Yusuf menegaskan, pada dasarnya terdapat tiga hal yang menjadi dasar dari pengembangan lignoselulosa ataupun produk biorefineri lain, yakni mengoptimalkan sumber daya, meminimalkan produksi limbah, dan memaksimalkan keuntungan dan manfaat. Tiga hal yang saling berhubungan dalam konsep biorifeneri bertujuan untuk mencapai pembangunan berkelanjutan.
”Biorefineri tidak hanya berbicara satu produk saja, tetapi sebuah pabrik besar yang bisa menghasilkan berbagai jenis bioproduk dengan tujuan menekan biaya produksi. Produk tersebut ada bioenergi, biokimia, biomaterial, serta pangan dan pakan,” ujarnya.
Meski belum mencakup semua bioproduk, kata Yusuf, saat ini biorefineri telah banyak dikembangkan di sejumlah negara, seperti Finlandia, Spanyol, AS, Inggris, Belanda, dan China. Di Indonesia, selain lembaga penelitian dan perguruan tinggi, pengembangan biorefineri juga dilakukan oleh Pertamina melalui produk bahan bakar hayati (biofuel) dari kelapa sawit dengan kapasitas 3.000 barel per hari.
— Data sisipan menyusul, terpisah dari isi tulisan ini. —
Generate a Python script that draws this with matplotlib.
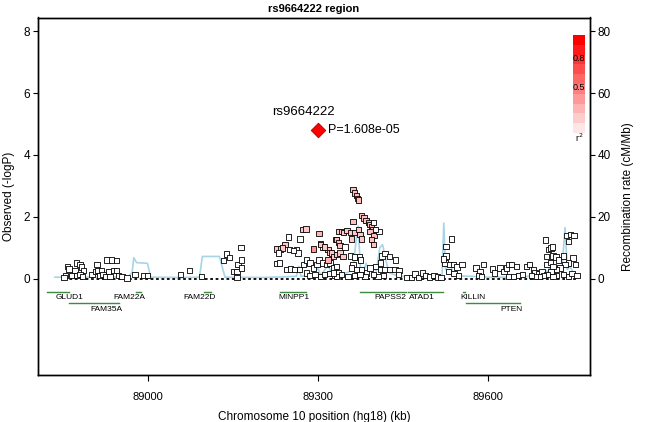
import numpy as np
import matplotlib
matplotlib.use("Agg")
from matplotlib import pyplot as plt

plt.rcParams['font.family'] = ['Liberation Sans', 'DejaVu Sans']

# SNPs: position (kb), -log10(P), r2 with the lead SNP
snp_pos = [
    88854, 88858, 88861, 88874, 88880, 88883, 88871, 88886, 88865, 88874, 88880, 88885, 88852,
    88901, 88907, 88910, 88912, 88915, 88918, 88921, 88926, 88928, 88936, 88945, 88930, 88933,
    88939, 88944, 88948, 88954, 88963, 88977, 88992, 88999,
    89057, 89073, 89095, 89133, 89139, 89144, 89152, 89157, 89159, 89164, 89165, 89165, 89157,
    89227, 89234, 89242, 89248, 89237, 89262, 89265, 89268, 89273, 89279, 89292, 89302, 89304,
    89309, 89318, 89321, 89327, 89332, 89336,
    89227, 89232, 89230, 89250, 89257, 89245, 89252, 89259, 89267, 89274, 89280, 89286, 89292,
    89298, 89302, 89309, 89315, 89321, 89327, 89333, 89280, 89286, 89295, 89304, 89312, 89321,
    89330, 89336,
    89362, 89365, 89368, 89370, 89372, 89377, 89381, 89385, 89389, 89392, 89395, 89398, 89397,
    89392, 89399, 89395, 89398, 89362, 89342, 89345, 89351, 89357, 89365, 89371, 89374, 89359,
    89377, 89408, 89401, 89333, 89336, 89339, 89348, 89304, 89312, 89324, 89327, 89318, 89333,
    89339, 89344,
    89357, 89365, 89373, 89375, 89362, 89359, 89368, 89377, 89386, 89383, 89392, 89401, 89410,
    89413, 89418, 89426, 89437, 89410, 89418, 89427, 89436, 89443, 89442, 89415, 89406, 89398,
    89374, 89365, 89353, 89342, 89333, 89327,
    89456, 89465, 89471, 89477, 89484, 89490, 89497, 89505, 89511, 89517,
    89524, 89526, 89522, 89526, 89536, 89532, 89539, 89545, 89554, 89530, 89540, 89548,
    89579, 89586, 89592, 89583, 89589, 89608, 89612, 89621, 89628, 89633, 89637, 89642, 89650,
    89636, 89645, 89654, 89661, 89668, 89673, 89680, 89683, 89689, 89695,
    89701, 89703, 89707, 89711, 89714, 89704, 89710, 89715, 89720, 89724, 89733, 89739, 89742,
    89746, 89752, 89750, 89754, 89742, 89736, 89727, 89721, 89715, 89711, 89704, 89698, 89691,
    89683, 89677, 89733, 89742, 89748, 89757, 89721, 89715,
]
snp_logp = [
    0.10, 0.40, 0.31, 0.51, 0.45, 0.38, 0.27, 0.26, 0.10, 0.10, 0.13, 0.08, 0.05,
    0.13, 0.24, 0.45, 0.26, 0.10, 0.27, 0.13, 0.08, 0.61, 0.61, 0.58, 0.24, 0.08,
    0.27, 0.27, 0.10, 0.08, 0.02, 0.13, 0.10, 0.10,
    0.13, 0.26, 0.08, 0.58, 0.80, 0.69, 0.24, 0.24, 0.45, 1.01, 0.61, 0.35, 0.04,
    0.96, 0.96, 1.10, 1.35, 0.99, 0.94, 0.83, 1.28, 1.59, 1.61, 0.96, 1.46, 1.13,
    1.03, 0.94, 0.85, 0.78, 1.26, 1.53,
    0.49, 0.51, 0.83, 0.94, 0.92, 0.29, 0.31, 0.29, 0.29, 0.45, 0.61, 0.51, 0.35,
    0.45, 0.61, 0.51, 0.45, 0.51, 0.35, 0.40, 0.18, 0.10, 0.13, 0.08, 0.13, 0.16,
    0.10, 0.18,
    2.88, 2.77, 2.68, 2.60, 2.54, 2.04, 1.96, 1.89, 1.82, 1.75, 1.67, 1.82, 1.59,
    1.53, 1.39, 1.26, 1.10, 1.85, 1.53, 1.50, 1.56, 1.50, 1.50, 1.59, 1.42, 1.28,
    1.28, 1.53, 1.59, 1.26, 1.17, 1.07, 1.03, 1.10, 1.03, 0.83, 0.72, 0.61, 0.78,
    0.83, 0.72,
    0.74, 0.70, 0.70, 0.61, 0.45, 0.35, 0.29, 0.29, 0.18, 0.08, 0.35, 0.40, 0.51,
    0.74, 0.81, 0.72, 0.61, 0.29, 0.29, 0.29, 0.29, 0.27, 0.13, 0.10, 0.08, 0.13,
    0.13, 0.10, 0.08, 0.13, 0.08, 0.18,
    0.04, 0.04, 0.15, 0.05, 0.19, 0.10, 0.06, 0.10, 0.06, 0.04,
    0.51, 0.74, 0.64, 1.05, 1.28, 0.45, 0.45, 0.38, 0.45, 0.24, 0.16, 0.10,
    0.35, 0.24, 0.45, 0.10, 0.08, 0.31, 0.18, 0.35, 0.24, 0.35, 0.45, 0.45, 0.40,
    0.08, 0.08, 0.10, 0.13, 0.40, 0.45, 0.29, 0.18, 0.16, 0.24,
    1.25, 0.72, 0.94, 0.99, 1.03, 0.45, 0.53, 0.74, 0.70, 0.61, 0.74, 1.39, 1.21,
    1.42, 1.39, 0.67, 0.45, 0.51, 0.45, 0.35, 0.29, 0.40, 0.24, 0.13, 0.10, 0.08,
    0.08, 0.10, 0.13, 0.08, 0.16, 0.10, 0.10, 0.08,
]
snp_r2 = [
    0, 0, 0, 0, 0, 0, 0, 0, 0, 0, 0, 0, 0,
    0, 0, 0, 0, 0, 0, 0, 0, 0, 0, 0, 0, 0,
    0, 0, 0, 0, 0, 0, 0, 0,
    0, 0, 0, 0, 0, 0, 0, 0, 0, 0, 0, 0, 0,
    0.22, 0.22, 0.22, 0, 0.22, 0, 0, 0, 0.22, 0.22, 0.42, 0.3, 0,
    0, 0.22, 0.22, 0.22, 0.22, 0.22,
    0, 0, 0, 0, 0, 0, 0, 0, 0, 0, 0, 0, 0,
    0, 0, 0, 0, 0, 0, 0, 0, 0, 0, 0, 0, 0,
    0, 0,
    0.25, 0.25, 0.25, 0.25, 0.25, 0.25, 0.25, 0.25, 0.25, 0.25, 0.25, 0, 0.25,
    0.25, 0.25, 0.25, 0.25, 0.25, 0.22, 0.22, 0.22, 0.22, 0.22, 0.22, 0.22, 0.22,
    0.22, 0, 0, 0.25, 0.25, 0.25, 0, 0.22, 0.22, 0.22, 0.22, 0.3, 0.22,
    0.22, 0.22,
    0, 0, 0, 0, 0, 0, 0, 0, 0, 0, 0, 0, 0,
    0, 0, 0, 0, 0, 0, 0, 0, 0, 0, 0, 0, 0,
    0, 0, 0, 0, 0, 0,
    0, 0, 0, 0, 0, 0, 0, 0, 0, 0,
    0, 0, 0, 0, 0, 0, 0, 0, 0, 0, 0, 0,
    0, 0, 0, 0, 0, 0, 0, 0, 0, 0, 0, 0, 0,
    0, 0, 0, 0, 0, 0, 0, 0, 0, 0,
    0, 0, 0, 0, 0, 0, 0, 0, 0, 0, 0, 0, 0,
    0, 0, 0, 0, 0, 0, 0, 0, 0, 0, 0, 0, 0,
    0, 0, 0, 0, 0, 0, 0, 0,
]

lead_snp = "rs9664222"
lead_pos = 89300
lead_p = 1.608e-05

# recombination rate (cM/Mb)
rec_pos = [88836, 88900, 88965, 88972, 88975, 88980, 88999, 89005, 89060, 89091,
           89096, 89126, 89136, 89200, 89240, 89262, 89266, 89270, 89290, 89300,
           89305, 89318, 89325, 89332, 89340, 89352, 89362, 89367, 89371, 89375,
           89380, 89385, 89390, 89397, 89403, 89409, 89414, 89420, 89425, 89440,
           89460, 89500, 89519, 89522, 89525, 89530, 89534, 89538, 89545, 89600,
           89650, 89690, 89700, 89706, 89710, 89716, 89722, 89730, 89736, 89740,
           89745, 89750, 89756, 89762]
rec_rate = [0.5, 0.5, 0.6, 2.0, 6.8, 5.2, 5.0, 0.5, 0.4, 0.5,
            7.2, 7.2, 0.5, 0.4, 0.6, 0.8, 4.0, 0.8, 1.0, 3.5,
            1.0, 4.5, 1.2, 4.2, 1.5, 2.0, 3.0, 12.0, 17.0, 3.0,
            2.0, 5.0, 2.0, 4.0, 2.5, 10.0, 11.0, 6.0, 2.0, 1.0,
            0.5, 0.5, 1.0, 18.0, 3.0, 5.5, 4.5, 2.0, 1.0, 0.5,
            0.5, 1.0, 3.0, 2.0, 5.0, 2.5, 4.0, 2.0, 16.5, 3.0,
            4.0, 2.0, 1.5, 0.5]

# genes
gene_names = ["GLUD1", "FAM35A", "FAM22A", "FAM22D", "MINPP1", "PAPSS2", "ATAD1", "KILLIN", "PTEN"]
gene_start = [88821, 88861, 88979, 89099, 89233, 89374, 89459, 89556, 89561]
gene_end = [88861, 88949, 88988, 89112, 89279, 89455, 89520, 89560, 89657]
gene_row = [1, 2, 1, 1, 1, 1, 1, 1, 2]
gene_label_x = [88861, 88926, 88967, 89091, 89258, 89428, 89483, 89573, 89642]

legend_ticks = [0.5, 0.8]


def r2_color(r):
    return (1.0, 1.0 - r, 1.0 - r)


W, H = 646, 422
fig = plt.figure(figsize=(W / 100, H / 100), dpi=100)
ax = fig.add_axes([38 / W, 1 - 375 / H, (590 - 38) / W, (375 - 17.5) / H])
ax2 = ax.twinx()

ylo, yhi = -3.11, 8.44
ax.set_ylim(ylo, yhi)
ax2.set_ylim(ylo * 10, yhi * 10)
ax.set_xlim(88806, 89780)

ax2.plot(rec_pos, rec_rate, color="#a6d5e6", lw=1.2, zorder=1)
ax.set_zorder(ax2.get_zorder() + 1)
ax.patch.set_visible(False)

ax.plot([min(snp_pos), max(snp_pos)], [0, 0], color="black", ls=(0, (1.5, 1.5)), lw=1.3, zorder=2)

cols = [r2_color(r) for r in snp_r2]
ax.scatter(snp_pos, snp_logp, marker="s", s=15, c=cols, edgecolors="black", linewidths=0.6, zorder=3)

lead_logp = -np.log10(lead_p)
ax.scatter([lead_pos], [lead_logp], marker="D", s=55, c="red", edgecolors="#a00000", linewidths=0.6, zorder=4)
ax.text(lead_pos - 25, lead_logp + 0.6, lead_snp, ha="center", va="center", fontsize=9.5)
ax.text(lead_pos + 18, lead_logp, "P=%.3e" % lead_p, ha="left", va="center", fontsize=9)

# gene track
row_y = {1: -0.42, 2: -0.78}
for name, s, e, r, lx in zip(gene_names, gene_start, gene_end, gene_row, gene_label_x):
    ax.plot([s, e], [row_y[r], row_y[r]], color="#3d8b3d", lw=1.0, zorder=2)
    ax.text(lx, row_y[r] - 0.2, name, ha="center", va="center", fontsize=6)

ax.set_yticks([0, 2, 4, 6, 8])
ax2.set_yticks([0, 20, 40, 60, 80])
ax.set_xticks([89000, 89300, 89600])
for a in (ax, ax2):
    a.tick_params(direction="out", length=3.5, width=0.8, pad=2, labelsize=8.5)
    for sp in a.spines.values():
        sp.set_linewidth(1.0)
ax.tick_params(axis="x", labelsize=8, length=4, pad=8)
ax.set_xlabel("Chromosome 10 position (hg18) (kb)", fontsize=8.5, labelpad=7)
ax.set_ylabel("Observed (-logP)", fontsize=8.5, labelpad=6)
ax2.set_ylabel("Recombination rate (cM/Mb)", fontsize=8.5, labelpad=8)
ax.set_title("rs9664222 region", fontsize=8, fontweight="bold", pad=4)

# r2 legend bar
lax = fig.add_axes([573 / W, 1 - 133 / H, 12 / W, 98 / H])
levels = np.arange(1, 11) / 10
lax.bar(np.zeros(10), np.full(10, 0.1), bottom=levels - 0.1, width=1,
        color=[r2_color(v) for v in levels], edgecolor="none")
lax.set_xlim(-0.5, 0.5)
lax.set_ylim(0, 1)
lax.axis("off")
for t in legend_ticks:
    lax.text(0, t - 0.035, str(t), ha="center", va="center", fontsize=6.5)
lax.text(0, -0.05, "r$^2$", ha="center", va="center", fontsize=6.5)

fig.savefig("out.png", dpi=100)
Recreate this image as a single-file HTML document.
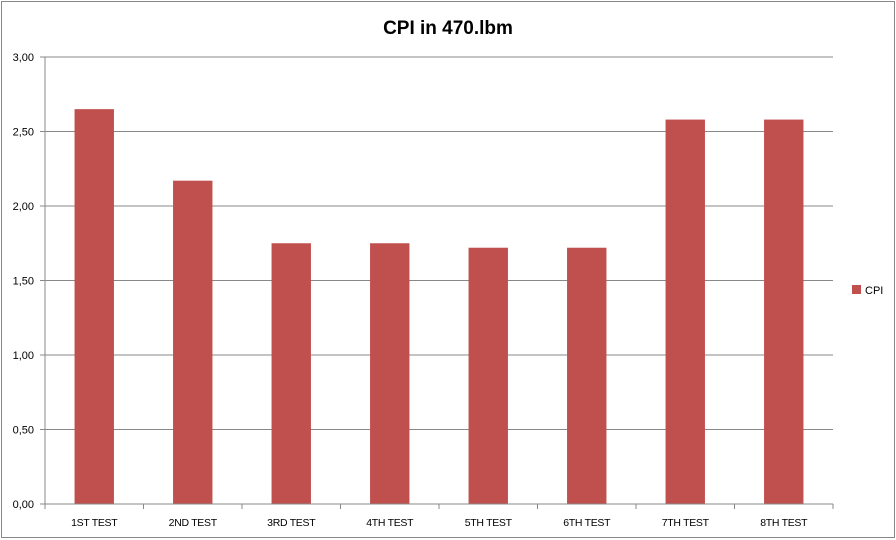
<!DOCTYPE html>
<html><head><meta charset="utf-8"><style>
body{margin:0;background:#fff;}
svg{display:block;font-family:"Liberation Sans",sans-serif;}
</style></head><body>
<svg id="c" width="896" height="540">
<rect x="1.5" y="1.5" width="893" height="536" fill="#fff" stroke="#888"/>
<text x="448" y="34" text-anchor="middle" font-size="19" font-weight="bold">CPI in 470.lbm</text>
<g id="grid"></g><g id="bars"></g><g id="axes"></g>
<rect x="852" y="285" width="9" height="9" fill="#c0504d"/>
<text x="865" y="294" font-size="11">CPI</text>
</svg>
<script>
const categories=["1ST TEST","2ND TEST","3RD TEST","4TH TEST","5TH TEST","6TH TEST","7TH TEST","8TH TEST"];
const cpiValues=[2.65,2.17,1.75,1.75,1.72,1.72,2.58,2.58];
const yTicks=[0,0.5,1,1.5,2,2.5,3];
const yTickLabels=["0,00","0,50","1,00","1,50","2,00","2,50","3,00"];
const L=45,R=833,T=57,B=504,yMax=3;
const ns="http://www.w3.org/2000/svg";
const y=v=>B-(v/yMax)*(B-T);
const bw=(R-L)/categories.length;
const x=i=>L+i*bw;
function mk(t,a,p){const e=document.createElementNS(ns,t);for(const k in a)e.setAttribute(k,a[k]);p.appendChild(e);return e;}
const g=document.getElementById('grid'),b=document.getElementById('bars'),ax=document.getElementById('axes');
yTicks.forEach((v,i)=>{
 if(v>0){const l=mk('line',{x1:L,x2:R,y1:y(v),y2:y(v),stroke:'#888','stroke-width':1},g);
 
 }
 const tk=mk('line',{x1:L-5,x2:L,y1:y(v),y2:y(v),stroke:'#888'},ax);
 
 
 const t=mk('text',{x:L-11,y:y(v)+4,'text-anchor':'end','font-size':11},ax);t.textContent=yTickLabels[i];
 
 
});
cpiValues.forEach((v,i)=>{
 const r=mk('rect',{x:x(i)+bw*0.3,y:y(v),width:bw*0.4,height:B-y(v),fill:'#c0504d'},b);
 
 
 const t=mk('text',{x:x(i)+bw/2,y:526,'text-anchor':'middle','font-size':10.5,'letter-spacing':'-0.3'},ax);t.textContent=categories[i];
 
 
});
for(let i=0;i<=categories.length;i++){const tk=mk('line',{x1:x(i),x2:x(i),y1:B,y2:B+5,stroke:'#888'},ax);
 
 }
const ya=mk('line',{x1:L,x2:L,y1:T,y2:B,stroke:'#888'},ax);


const xa=mk('line',{x1:L,x2:R,y1:B,y2:B,stroke:'#888'},ax);


</script>
</body></html>
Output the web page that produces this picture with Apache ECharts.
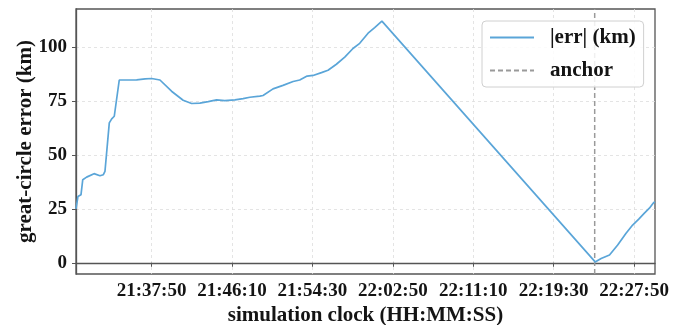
<!DOCTYPE html>
<html>
<head>
<meta charset="utf-8">
<script src="https://cdn.jsdelivr.net/npm/echarts@6/dist/echarts.min.js"></script>
<style>
  html, body { margin: 0; padding: 0; background: #ffffff; }
  #chart { width: 696px; height: 325px; }
</style>
</head>
<body>
<div id="chart"></div>
<script>
// Great-circle error of the simulated track, sampled on the simulation clock
const clockTimes = [
  '21:30:00', '21:30:12', '21:30:31', '21:30:42', '21:31:06', '21:31:52', '21:32:29',
  '21:32:50', '21:33:00', '21:33:27', '21:33:42', '21:33:58', '21:34:29', '21:36:17',
  '21:37:10', '21:37:50', '21:38:42', '21:39:54', '21:41:06', '21:41:59', '21:42:50',
  '21:43:42', '21:44:34', '21:45:25', '21:46:28', '21:47:19', '21:48:01', '21:49:03',
  '21:49:23', '21:50:25', '21:51:27', '21:52:30', '21:53:11', '21:53:57', '21:54:34',
  '21:55:26', '21:56:07', '21:56:59', '21:57:51', '21:58:42', '21:59:24', '22:00:16',
  '22:00:57', '22:01:42', '22:23:48', '22:24:25', '22:25:17', '22:26:08', '22:27:00',
  '22:27:41', '22:28:19', '22:28:54', '22:29:25', '22:29:52', '22:30:00'
];
const errKm = [
  25.0, 30.7, 31.5, 38.5, 39.7, 41.3, 40.3,
  40.8, 42.3, 64.8, 66.7, 67.9, 84.7, 84.8,
  85.2, 85.4, 84.7, 79.5, 75.3, 73.8, 74.0,
  74.7, 75.5, 75.1, 75.5, 76.1, 76.7, 77.2,
  77.5, 80.6, 82.2, 84.0, 84.7, 86.5, 86.8,
  88.1, 89.2, 92.0, 95.3, 99.3, 101.7, 106.4,
  109.0, 112.0, 0.4, 2.0, 3.6, 8.2, 13.7,
  17.5, 20.2, 23.0, 25.3, 27.9, 28.2
];
const anchorTime = '22:23:45';
const xTickLabels = ['21:37:50', '21:46:10', '21:54:30', '22:02:50', '22:11:10', '22:19:30', '22:27:50'];
const yTicks = [0, 25, 50, 75, 100];
const xLimits = ['21:30:00', '22:30:00'];
const yLimits = [-5.2, 117.6];

function toSec(t) {
  const [h, m, s] = t.split(':').map(Number);
  return h * 3600 + m * 60 + s;
}
function toClock(v) {
  const pad = n => String(n).padStart(2, '0');
  const sec = Math.round(v);
  return pad(Math.floor(sec / 3600)) + ':' + pad(Math.floor(sec % 3600 / 60)) + ':' + pad(sec % 60);
}

const FONT = "'Liberation Serif', 'DejaVu Serif', serif";
const INK = '#141414';
const SPINE = '#555555';
const GRID = '#dedede';

const errSeries = clockTimes.map((t, i) => [toSec(t), errKm[i]]);
const anchorX = toSec(anchorTime);
const anchorSeries = [[anchorX, yLimits[0]], [anchorX, yLimits[1]]];

const chart = echarts.init(document.getElementById('chart'), null, { renderer: 'canvas' });
chart.setOption({
  animation: false,
  backgroundColor: '#ffffff',
  grid: {
    left: 76, top: 9, width: 579, height: 265,
    outerBoundsMode: 'none',
    containLabel: false,
    show: true, borderColor: SPINE, borderWidth: 1.3, backgroundColor: 'transparent'
  },
  xAxis: {
    type: 'value',
    min: toSec(xLimits[0]),
    max: toSec(xLimits[1]),
    name: 'simulation clock (HH:MM:SS)',
    nameLocation: 'middle',
    nameMoveOverlap: false,
    nameGap: 31,
    nameTextStyle: { fontFamily: FONT, fontWeight: 'bold', fontSize: 21, color: INK },
    axisLine: { show: true, lineStyle: { color: SPINE, width: 1.3 } },
    axisTick: {
      show: true, length: 4, inside: false,
      lineStyle: { color: SPINE, width: 1 },
      customValues: xTickLabels.map(toSec)
    },
    axisLabel: {
      customValues: xTickLabels.map(toSec),
      formatter: v => toClock(v),
      margin: 8,
      fontFamily: FONT, fontWeight: 'bold', fontSize: 19, color: INK
    },
    splitLine: { show: true, lineStyle: { color: GRID, width: 0.8, type: [3, 3] } }
  },
  yAxis: {
    type: 'value',
    min: yLimits[0],
    max: yLimits[1],
    name: 'great-circle error (km)',
    nameLocation: 'middle',
    nameMoveOverlap: false,
    nameGap: 40,
    nameTextStyle: { fontFamily: FONT, fontWeight: 'bold', fontSize: 21, color: INK },
    axisLine: { show: true, lineStyle: { color: SPINE, width: 1.3 } },
    axisTick: {
      show: true, length: 4, inside: false,
      lineStyle: { color: SPINE, width: 1 },
      customValues: yTicks
    },
    axisLabel: {
      customValues: yTicks,
      margin: 9,
      fontFamily: FONT, fontWeight: 'bold', fontSize: 19, color: INK
    },
    splitLine: { show: true, lineStyle: { color: GRID, width: 0.8, type: [3, 3] } }
  },
  legend: {
    show: true,
    orient: 'vertical',
    left: 482, top: 21,
    padding: [6, 8, 6, 7],
    itemWidth: 44, itemHeight: 14, itemGap: 12,
    backgroundColor: 'rgba(255,255,255,0.85)',
    borderColor: '#d0d0d0', borderWidth: 1, borderRadius: 4,
    itemStyle: { opacity: 0 },
    textStyle: { fontFamily: FONT, fontWeight: 'bold', fontSize: 21, color: INK, padding: [0, 0, 0, 11] },
    data: ['|err| (km)', 'anchor']
  },
  series: [
    {
      name: '|err| (km)',
      type: 'line',
      data: errSeries,
      showSymbol: false,
      symbol: 'none',
      lineStyle: { color: '#5aa5d8', width: 1.7 },
      itemStyle: { color: '#5aa5d8' },
      z: 3
    },
    {
      name: 'anchor',
      type: 'line',
      data: anchorSeries,
      showSymbol: false,
      symbol: 'none',
      lineStyle: { color: '#9a9a9a', width: 1.5, type: [5, 3] },
      itemStyle: { color: '#9a9a9a' },
      z: 2
    }
  ]
});
</script>
</body>
</html>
”Peningkatan dan modifikasi perlu terus dilakukan ke depan agar bisa menyesuaikan dengan bahan baku yang ada. Oleh karena itu, butuh sinergi dari berbagai pihak, mulai dari akademisi, industri, dan pemerintah, untuk mengembangkan dunia yang lebih ramah lingkungan,” katanya.
Co-founder Biorefinery Society (Bios) Bagoes Inderaja mengatakan, Bios dibentuk sebagai wadah untuk menyebarkan informasi dan hasil riset terkait biorefineri di Indonesia yang masih minim. Hasil riset yang mayoritas dikembangkan terkait dengan karet dan kopi. Namun, saat ini Bios terus mengembangkan produk dan teknologi, khususnya untuk sumber daya lokal yang bisa dimanfaatkan semua pihak.
Salah satu yang tengah dikembangkan oleh Bios adalah biorefineri dengan memanfaatkan lalat tentara hitam untuk pengolahan limbah. Larva lalat tentara hitam merupakan tipe lalat yang berukuran lebih besar dari lalat biasa dan memiliki kemampuan untuk mengonsumsi serta mengurangi sampah organik.
”Ke depan, pengembangan biorefineri ini memiliki potensi yang sangat besar, apalagi memiliki nilai sosial karena dapat mengolah limbah organik di sekitar kita dan menjadikannya protein. Jadi, pengembangan bisa maju jika setiap stakeholder, tak terkecuali petani, memiliki pemahaman yang sama tentang konsep biorefineri sehingga mereka bisa mengapresiasi komoditas yang dihasilkan,” tuturnya.